Nothing is nonsensical. It is impossible to conceptualize nothing—not only no space, time, matter, energy, light, darkness or conscious beings to perceive the nothingness but not even nothingness. In this sense, the question is literally inconceivable.
Nothing is something. It is a logical fallacy to talk about “nothing” as if it were a “something” that ceases to exist. Here we bump up against the problem of defining what we mean by “nothing” and the restrictions that language imposes on the problem. The very acting of talking about “nothing” makes it a “something.” Otherwise, what are we talking about?
Nothing would include God's nonexistence. In Leslie and Kuhn's taxonomy of “nothings,” they list what categories of things might be included in “something” that would be negated by “nothing”: physical, mental, platonic, spiritual and God. If by “nothing” is meant no physical objects or matter of any kind, for example, there can still be energy from which matter may arise by natural forces guided by the laws of nature. Physicists, for example, talk about empty space as seething with virtual particles, from which particle-antiparticle pairs come into existence as a consequence of the uncertainty principle of quantum physics. From this “nothingness,” universes may “pop” into existence.
Nothing excludes creation ex nihilo. If by “nothing” is meant that there is no physical, mental, platonic or nonphysical entity of any kind, then there can be no God or gods, which means that there cannot be anything outside of nothing from which to create something. This negates the Christian theologian argument that God created the universe ex nihilo, or “out of nothing,” based on the English translation of Genesis 1:1 that “in the beginning God created the heavens and the earth.” This is misleading. Recent scholarship has suggested that the Hebrew word for “creation” in Genesis 1:1 is bara (ברא)—a verb that more accurately translated means to “separate” or “divide.” Genesis 1:1 should read, “In the beginning God separated the heavens and the earth.” Separated from what is not indicated.

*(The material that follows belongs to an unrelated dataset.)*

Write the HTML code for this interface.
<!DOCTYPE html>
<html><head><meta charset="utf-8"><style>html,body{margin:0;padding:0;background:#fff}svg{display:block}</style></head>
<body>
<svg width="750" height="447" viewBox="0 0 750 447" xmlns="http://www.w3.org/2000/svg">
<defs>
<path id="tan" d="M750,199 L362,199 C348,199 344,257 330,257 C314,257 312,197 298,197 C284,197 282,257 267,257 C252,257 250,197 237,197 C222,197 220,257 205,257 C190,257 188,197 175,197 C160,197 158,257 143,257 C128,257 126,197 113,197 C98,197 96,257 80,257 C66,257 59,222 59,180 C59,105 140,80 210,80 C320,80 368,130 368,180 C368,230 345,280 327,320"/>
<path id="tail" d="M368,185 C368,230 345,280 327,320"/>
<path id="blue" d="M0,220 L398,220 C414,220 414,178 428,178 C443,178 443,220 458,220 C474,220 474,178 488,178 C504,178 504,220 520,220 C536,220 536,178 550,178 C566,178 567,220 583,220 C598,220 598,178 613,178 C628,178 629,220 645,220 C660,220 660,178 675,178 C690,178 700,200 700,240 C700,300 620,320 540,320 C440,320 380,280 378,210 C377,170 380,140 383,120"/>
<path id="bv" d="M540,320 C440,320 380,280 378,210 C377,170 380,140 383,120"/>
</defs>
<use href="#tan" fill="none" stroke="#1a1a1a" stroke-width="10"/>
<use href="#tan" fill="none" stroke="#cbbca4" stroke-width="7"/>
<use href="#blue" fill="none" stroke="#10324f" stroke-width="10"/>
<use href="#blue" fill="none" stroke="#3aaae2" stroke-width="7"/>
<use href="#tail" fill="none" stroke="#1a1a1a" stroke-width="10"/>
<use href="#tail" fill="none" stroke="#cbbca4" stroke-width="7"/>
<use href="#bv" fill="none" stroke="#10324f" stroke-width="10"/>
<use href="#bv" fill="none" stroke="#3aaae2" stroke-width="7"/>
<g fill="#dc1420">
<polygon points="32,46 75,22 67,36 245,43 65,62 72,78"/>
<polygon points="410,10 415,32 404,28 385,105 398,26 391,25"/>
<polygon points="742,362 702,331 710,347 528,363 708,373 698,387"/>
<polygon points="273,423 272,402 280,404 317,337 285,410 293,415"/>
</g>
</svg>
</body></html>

Nothing is unstable; something is stable. Asking why there is something rather than nothing presumes “nothing” is the natural state of things out of which “something” needs an explanation. Maybe “something” is the natural state of things, and “nothing” would be the mystery to be solved. In his sweeping narrative, The Greatest Story Ever Told—So Far, a sequel to his 2012 book A Universe from Nothing, Krauss notes that “Einstein was one of the first physicists to demonstrate that the classical notion of causation begins to break down at the quantum realm.” Although many physicists objected to the idea of something coming from nothing, he observes that “this is precisely what happens with the light you are using to read this page. Electrons in hot atoms emit photons—photons that didn't exist before they were emitted—which are emitted spontaneously and without specific cause. Why is it that we have grown at least somewhat comfortable with the idea that photons can be created from nothing without cause, but not whole universes?”
One answer has to do with our discomfort with the Copernican principle, which holds that we are not special. We prefer religious and anthropic explanations that the universe was created and fine-tuned for us because they put humans right back in the center of the cosmos anthropocentrically—it is all about us. But 500 years of scientific discoveries have revealed that it isn't about us. From this fact, we may gain purchase on a perspective that engages both the religious and scientific impulse toward a sense of awe one gains from contemplating nothing.